Task instructions: Print the lines that start the entries and continue through the one holding "iters = np.arange(1, 31)", please, exactly and with the pictures omitted.

Extracted information:
◇ ◇ ◇ ◇
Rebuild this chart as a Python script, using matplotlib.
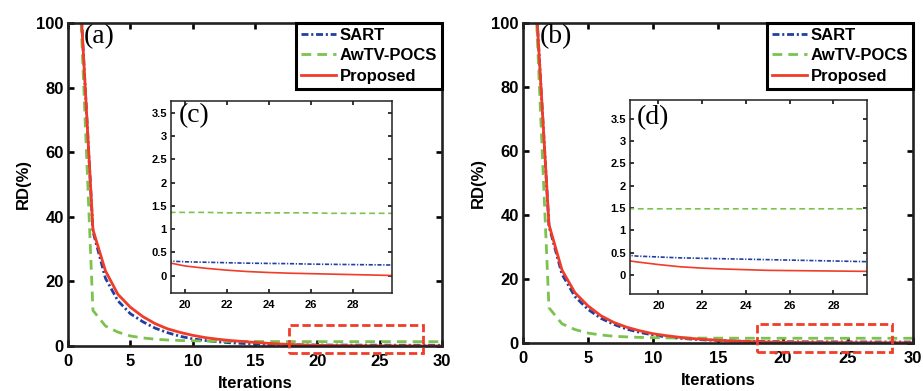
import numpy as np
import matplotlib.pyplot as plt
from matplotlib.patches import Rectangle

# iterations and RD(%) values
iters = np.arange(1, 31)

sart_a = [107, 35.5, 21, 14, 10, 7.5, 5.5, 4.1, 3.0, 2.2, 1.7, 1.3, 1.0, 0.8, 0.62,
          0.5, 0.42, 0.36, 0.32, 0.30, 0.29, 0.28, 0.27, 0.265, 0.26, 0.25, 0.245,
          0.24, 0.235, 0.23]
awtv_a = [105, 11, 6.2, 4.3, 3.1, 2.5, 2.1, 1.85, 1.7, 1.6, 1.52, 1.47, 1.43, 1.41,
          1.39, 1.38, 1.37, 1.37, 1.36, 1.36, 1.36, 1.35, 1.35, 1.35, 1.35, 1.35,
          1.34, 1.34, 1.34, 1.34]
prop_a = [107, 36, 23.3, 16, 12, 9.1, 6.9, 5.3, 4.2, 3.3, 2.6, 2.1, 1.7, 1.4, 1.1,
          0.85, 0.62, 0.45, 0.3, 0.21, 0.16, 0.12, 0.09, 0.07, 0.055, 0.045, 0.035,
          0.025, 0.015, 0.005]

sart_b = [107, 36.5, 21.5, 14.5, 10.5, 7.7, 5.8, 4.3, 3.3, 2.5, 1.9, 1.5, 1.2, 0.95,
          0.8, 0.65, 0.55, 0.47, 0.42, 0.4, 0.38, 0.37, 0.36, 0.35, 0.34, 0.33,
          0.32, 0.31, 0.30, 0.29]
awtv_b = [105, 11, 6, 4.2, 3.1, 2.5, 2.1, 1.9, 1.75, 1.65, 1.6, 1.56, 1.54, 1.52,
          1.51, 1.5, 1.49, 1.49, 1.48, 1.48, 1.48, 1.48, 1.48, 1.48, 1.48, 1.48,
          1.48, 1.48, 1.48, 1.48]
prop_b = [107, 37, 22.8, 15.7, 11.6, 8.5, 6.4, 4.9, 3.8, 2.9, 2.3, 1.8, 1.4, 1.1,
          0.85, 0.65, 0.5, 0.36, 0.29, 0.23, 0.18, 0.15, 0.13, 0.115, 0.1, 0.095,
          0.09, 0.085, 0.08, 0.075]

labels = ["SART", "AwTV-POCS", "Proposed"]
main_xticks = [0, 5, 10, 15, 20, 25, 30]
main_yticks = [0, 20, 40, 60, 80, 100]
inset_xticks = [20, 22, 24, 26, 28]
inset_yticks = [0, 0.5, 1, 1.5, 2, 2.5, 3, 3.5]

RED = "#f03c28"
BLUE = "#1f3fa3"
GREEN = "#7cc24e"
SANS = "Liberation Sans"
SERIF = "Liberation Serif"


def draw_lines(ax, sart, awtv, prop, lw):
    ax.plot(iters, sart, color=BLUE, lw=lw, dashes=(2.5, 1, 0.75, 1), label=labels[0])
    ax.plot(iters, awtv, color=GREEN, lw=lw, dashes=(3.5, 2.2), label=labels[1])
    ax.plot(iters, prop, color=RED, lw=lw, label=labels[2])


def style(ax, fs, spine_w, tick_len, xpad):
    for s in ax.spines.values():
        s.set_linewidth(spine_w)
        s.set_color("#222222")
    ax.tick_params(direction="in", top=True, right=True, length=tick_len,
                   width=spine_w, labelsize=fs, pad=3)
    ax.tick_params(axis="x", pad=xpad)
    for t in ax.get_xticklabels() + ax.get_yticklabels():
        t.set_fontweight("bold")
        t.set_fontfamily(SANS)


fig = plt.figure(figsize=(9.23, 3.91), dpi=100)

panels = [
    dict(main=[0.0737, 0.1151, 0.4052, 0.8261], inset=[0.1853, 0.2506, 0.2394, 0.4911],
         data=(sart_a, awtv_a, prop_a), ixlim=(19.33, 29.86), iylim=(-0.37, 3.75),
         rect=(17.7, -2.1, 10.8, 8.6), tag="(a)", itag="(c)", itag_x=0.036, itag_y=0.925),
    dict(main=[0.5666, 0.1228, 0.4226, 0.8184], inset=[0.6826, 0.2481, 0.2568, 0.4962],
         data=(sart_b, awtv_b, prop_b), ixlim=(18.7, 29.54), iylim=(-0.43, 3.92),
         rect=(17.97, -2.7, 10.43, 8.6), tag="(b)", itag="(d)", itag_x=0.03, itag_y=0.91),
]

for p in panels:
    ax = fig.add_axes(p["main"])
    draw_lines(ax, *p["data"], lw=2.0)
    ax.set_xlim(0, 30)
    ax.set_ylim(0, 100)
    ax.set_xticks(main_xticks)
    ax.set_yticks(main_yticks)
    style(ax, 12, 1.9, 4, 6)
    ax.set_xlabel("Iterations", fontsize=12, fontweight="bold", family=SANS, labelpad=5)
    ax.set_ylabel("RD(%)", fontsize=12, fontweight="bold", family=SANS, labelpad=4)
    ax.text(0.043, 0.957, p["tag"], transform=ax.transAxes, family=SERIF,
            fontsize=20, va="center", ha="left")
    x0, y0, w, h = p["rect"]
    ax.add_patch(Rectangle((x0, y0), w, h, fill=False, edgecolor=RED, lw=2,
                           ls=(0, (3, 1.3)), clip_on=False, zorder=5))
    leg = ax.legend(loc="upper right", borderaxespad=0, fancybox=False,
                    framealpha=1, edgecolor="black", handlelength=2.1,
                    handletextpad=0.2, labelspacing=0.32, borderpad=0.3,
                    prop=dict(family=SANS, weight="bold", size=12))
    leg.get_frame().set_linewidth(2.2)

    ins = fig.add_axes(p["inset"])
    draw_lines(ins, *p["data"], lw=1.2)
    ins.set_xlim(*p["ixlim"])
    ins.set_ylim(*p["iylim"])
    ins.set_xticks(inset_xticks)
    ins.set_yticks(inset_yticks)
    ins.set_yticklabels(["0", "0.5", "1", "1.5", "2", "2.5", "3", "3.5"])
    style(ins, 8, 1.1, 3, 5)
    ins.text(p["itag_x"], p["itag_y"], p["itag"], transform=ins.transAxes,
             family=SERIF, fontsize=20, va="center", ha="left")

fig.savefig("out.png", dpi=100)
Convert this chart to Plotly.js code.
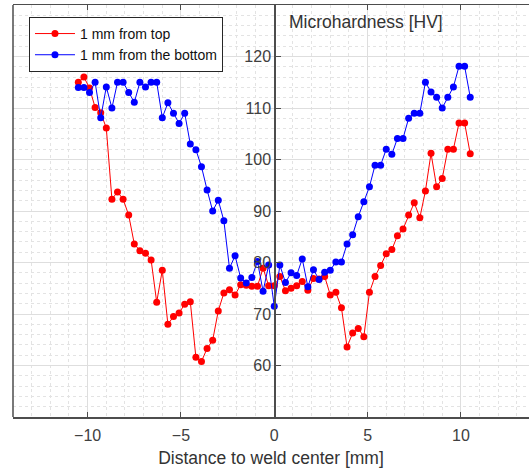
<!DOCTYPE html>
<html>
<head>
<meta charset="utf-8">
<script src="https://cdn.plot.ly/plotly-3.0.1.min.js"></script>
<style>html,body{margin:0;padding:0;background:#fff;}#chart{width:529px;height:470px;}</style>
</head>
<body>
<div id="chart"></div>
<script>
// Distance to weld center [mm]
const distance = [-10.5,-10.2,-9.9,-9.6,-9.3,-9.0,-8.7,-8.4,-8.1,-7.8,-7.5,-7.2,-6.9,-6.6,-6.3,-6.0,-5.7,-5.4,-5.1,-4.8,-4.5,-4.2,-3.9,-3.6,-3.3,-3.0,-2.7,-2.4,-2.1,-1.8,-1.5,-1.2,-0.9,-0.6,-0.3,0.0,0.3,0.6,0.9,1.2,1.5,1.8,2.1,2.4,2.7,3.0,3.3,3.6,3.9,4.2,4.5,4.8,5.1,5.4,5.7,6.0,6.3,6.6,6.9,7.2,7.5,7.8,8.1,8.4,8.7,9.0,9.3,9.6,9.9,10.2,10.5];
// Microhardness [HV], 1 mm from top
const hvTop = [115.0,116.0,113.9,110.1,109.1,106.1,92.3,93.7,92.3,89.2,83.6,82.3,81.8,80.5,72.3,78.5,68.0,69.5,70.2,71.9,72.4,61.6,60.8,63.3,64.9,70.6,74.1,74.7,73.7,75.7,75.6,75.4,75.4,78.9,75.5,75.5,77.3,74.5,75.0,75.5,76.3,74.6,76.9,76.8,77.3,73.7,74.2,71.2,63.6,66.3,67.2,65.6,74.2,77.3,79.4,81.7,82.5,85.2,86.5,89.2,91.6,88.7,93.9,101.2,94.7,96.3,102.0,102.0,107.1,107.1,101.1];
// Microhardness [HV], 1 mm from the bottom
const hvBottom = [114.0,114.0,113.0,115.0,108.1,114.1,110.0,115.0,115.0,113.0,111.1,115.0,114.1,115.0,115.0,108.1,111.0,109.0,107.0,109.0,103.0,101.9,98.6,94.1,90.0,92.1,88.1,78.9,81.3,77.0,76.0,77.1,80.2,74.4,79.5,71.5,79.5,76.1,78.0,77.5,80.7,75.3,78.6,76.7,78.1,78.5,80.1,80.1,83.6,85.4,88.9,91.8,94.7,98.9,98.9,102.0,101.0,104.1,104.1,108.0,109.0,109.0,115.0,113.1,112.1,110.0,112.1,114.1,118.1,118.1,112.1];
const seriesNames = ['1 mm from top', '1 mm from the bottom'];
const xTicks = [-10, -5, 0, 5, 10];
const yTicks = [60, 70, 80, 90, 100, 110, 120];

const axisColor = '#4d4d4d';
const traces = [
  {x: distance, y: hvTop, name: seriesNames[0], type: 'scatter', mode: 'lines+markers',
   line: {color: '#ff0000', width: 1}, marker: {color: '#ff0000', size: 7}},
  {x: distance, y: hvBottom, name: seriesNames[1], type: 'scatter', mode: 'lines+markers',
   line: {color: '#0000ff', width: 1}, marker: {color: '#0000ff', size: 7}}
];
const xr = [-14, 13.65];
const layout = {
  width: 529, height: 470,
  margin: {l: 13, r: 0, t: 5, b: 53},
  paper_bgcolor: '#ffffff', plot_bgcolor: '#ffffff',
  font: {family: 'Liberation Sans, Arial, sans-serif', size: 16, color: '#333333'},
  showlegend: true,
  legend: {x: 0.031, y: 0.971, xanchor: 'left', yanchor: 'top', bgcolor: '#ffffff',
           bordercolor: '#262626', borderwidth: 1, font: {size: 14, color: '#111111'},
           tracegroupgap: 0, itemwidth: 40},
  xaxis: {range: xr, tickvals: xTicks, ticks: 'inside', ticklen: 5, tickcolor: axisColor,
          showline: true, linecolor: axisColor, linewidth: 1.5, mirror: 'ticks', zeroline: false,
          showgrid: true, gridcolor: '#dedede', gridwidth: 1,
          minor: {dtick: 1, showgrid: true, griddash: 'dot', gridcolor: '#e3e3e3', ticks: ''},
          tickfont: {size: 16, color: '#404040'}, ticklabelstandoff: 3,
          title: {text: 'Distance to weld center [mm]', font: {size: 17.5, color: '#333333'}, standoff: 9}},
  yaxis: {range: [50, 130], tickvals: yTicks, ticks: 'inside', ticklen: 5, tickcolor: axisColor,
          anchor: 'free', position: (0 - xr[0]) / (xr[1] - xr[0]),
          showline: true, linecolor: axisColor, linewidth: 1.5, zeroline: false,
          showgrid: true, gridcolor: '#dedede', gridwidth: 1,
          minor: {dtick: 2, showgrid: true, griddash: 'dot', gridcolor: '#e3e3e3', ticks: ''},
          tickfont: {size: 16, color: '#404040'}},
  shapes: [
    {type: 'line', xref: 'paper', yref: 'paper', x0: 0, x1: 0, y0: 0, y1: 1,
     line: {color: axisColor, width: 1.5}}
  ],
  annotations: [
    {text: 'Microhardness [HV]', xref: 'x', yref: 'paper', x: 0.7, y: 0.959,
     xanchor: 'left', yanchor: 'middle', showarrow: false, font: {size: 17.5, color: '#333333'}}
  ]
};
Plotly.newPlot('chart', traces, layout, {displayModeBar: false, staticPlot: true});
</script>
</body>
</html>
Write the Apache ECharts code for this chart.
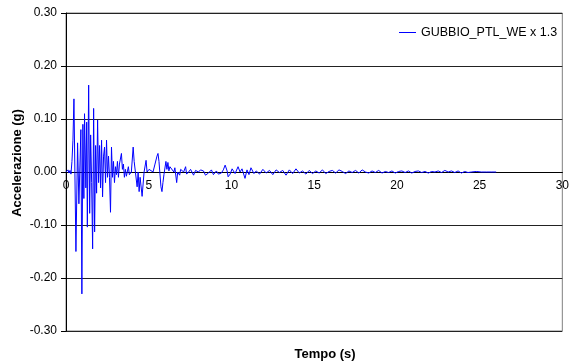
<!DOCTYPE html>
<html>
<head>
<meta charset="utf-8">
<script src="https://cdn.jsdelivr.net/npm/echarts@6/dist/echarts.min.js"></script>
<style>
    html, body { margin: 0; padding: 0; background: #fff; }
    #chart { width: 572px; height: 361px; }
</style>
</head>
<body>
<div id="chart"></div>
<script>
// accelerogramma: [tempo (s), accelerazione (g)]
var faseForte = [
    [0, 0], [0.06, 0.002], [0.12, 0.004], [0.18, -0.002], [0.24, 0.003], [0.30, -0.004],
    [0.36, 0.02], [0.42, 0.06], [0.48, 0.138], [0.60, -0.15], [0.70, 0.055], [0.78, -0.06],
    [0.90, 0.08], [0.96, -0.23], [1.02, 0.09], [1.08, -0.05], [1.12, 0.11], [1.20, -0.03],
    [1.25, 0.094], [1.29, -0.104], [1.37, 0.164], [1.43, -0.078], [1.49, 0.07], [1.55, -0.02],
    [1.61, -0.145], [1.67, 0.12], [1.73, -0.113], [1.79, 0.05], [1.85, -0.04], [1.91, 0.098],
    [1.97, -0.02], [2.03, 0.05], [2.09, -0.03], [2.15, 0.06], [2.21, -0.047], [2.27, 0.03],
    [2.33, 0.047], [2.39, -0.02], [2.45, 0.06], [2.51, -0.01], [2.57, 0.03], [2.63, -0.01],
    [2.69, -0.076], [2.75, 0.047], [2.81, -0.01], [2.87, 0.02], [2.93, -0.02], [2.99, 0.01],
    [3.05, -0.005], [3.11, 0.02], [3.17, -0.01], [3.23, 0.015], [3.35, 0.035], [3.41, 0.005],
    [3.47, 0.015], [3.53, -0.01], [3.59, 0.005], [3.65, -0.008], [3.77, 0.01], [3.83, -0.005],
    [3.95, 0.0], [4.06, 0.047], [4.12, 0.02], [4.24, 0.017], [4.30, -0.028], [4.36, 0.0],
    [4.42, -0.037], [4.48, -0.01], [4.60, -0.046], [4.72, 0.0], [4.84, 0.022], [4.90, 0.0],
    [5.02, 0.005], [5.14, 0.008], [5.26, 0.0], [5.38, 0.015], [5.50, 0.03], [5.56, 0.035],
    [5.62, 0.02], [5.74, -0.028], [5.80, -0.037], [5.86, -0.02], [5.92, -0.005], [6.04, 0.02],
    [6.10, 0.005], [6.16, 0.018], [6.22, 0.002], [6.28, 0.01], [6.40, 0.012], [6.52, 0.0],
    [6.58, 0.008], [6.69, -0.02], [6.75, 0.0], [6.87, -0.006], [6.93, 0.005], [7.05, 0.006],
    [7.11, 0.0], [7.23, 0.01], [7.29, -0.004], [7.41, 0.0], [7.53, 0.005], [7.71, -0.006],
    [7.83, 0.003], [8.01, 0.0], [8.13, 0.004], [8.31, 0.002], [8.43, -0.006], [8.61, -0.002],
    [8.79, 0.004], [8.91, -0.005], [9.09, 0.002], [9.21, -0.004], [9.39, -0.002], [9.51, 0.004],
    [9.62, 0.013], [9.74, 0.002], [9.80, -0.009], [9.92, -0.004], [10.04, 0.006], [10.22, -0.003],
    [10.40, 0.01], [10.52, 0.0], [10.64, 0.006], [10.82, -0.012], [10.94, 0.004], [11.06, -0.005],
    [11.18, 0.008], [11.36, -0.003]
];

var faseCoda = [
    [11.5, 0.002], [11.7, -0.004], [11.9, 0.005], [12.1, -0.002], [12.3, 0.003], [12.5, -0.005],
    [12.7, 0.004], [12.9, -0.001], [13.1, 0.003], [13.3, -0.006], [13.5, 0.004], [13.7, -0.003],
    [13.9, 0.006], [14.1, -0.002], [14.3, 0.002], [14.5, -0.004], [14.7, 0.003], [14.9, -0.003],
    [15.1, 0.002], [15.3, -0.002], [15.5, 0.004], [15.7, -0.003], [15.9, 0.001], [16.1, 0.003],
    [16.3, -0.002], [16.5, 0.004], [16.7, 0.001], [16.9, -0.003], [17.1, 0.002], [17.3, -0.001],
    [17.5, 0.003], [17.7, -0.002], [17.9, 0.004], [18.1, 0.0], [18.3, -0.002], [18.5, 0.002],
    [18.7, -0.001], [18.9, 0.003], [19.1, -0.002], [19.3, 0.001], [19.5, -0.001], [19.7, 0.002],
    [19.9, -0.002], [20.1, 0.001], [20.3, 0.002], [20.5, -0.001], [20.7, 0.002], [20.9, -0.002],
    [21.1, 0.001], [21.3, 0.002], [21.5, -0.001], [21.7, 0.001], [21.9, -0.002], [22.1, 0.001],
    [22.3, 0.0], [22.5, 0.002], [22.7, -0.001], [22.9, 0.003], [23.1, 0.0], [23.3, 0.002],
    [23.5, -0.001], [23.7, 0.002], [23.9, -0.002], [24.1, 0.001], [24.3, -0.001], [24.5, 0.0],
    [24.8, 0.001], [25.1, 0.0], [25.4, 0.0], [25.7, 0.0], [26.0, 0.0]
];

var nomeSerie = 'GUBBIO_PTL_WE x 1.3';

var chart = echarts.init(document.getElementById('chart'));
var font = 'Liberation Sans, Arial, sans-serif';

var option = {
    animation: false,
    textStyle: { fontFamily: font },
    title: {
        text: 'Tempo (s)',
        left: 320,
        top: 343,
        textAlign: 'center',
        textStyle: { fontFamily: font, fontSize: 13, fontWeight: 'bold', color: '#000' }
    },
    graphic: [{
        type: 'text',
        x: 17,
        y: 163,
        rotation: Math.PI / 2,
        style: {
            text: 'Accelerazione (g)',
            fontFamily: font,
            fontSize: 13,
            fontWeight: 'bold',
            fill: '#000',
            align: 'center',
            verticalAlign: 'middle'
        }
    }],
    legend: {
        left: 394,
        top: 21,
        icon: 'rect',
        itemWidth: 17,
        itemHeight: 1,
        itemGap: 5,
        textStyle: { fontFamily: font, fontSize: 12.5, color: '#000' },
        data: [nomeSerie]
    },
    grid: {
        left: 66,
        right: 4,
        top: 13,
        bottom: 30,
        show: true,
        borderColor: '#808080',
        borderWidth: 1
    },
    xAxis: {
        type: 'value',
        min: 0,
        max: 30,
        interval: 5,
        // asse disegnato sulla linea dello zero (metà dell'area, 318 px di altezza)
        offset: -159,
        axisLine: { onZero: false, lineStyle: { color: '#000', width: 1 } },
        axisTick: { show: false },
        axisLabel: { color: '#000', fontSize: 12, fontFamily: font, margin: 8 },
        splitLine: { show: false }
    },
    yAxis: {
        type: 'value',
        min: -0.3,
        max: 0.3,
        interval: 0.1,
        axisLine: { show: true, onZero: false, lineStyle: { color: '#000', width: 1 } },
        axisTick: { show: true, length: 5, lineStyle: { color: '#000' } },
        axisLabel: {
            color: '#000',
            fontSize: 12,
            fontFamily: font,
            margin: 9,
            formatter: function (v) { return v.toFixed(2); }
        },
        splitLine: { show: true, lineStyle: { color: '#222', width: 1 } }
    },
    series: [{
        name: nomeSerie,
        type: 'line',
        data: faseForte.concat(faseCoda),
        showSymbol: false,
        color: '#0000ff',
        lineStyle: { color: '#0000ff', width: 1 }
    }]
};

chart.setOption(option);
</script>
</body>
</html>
◇ ◇ ◇ ◇
Written answer:
Rebuild this chart as a Python script, using matplotlib.
import numpy as np
import matplotlib.pyplot as plt
from matplotlib.patches import Rectangle

# iterations and RD(%) values
iters = np.arange(1, 31)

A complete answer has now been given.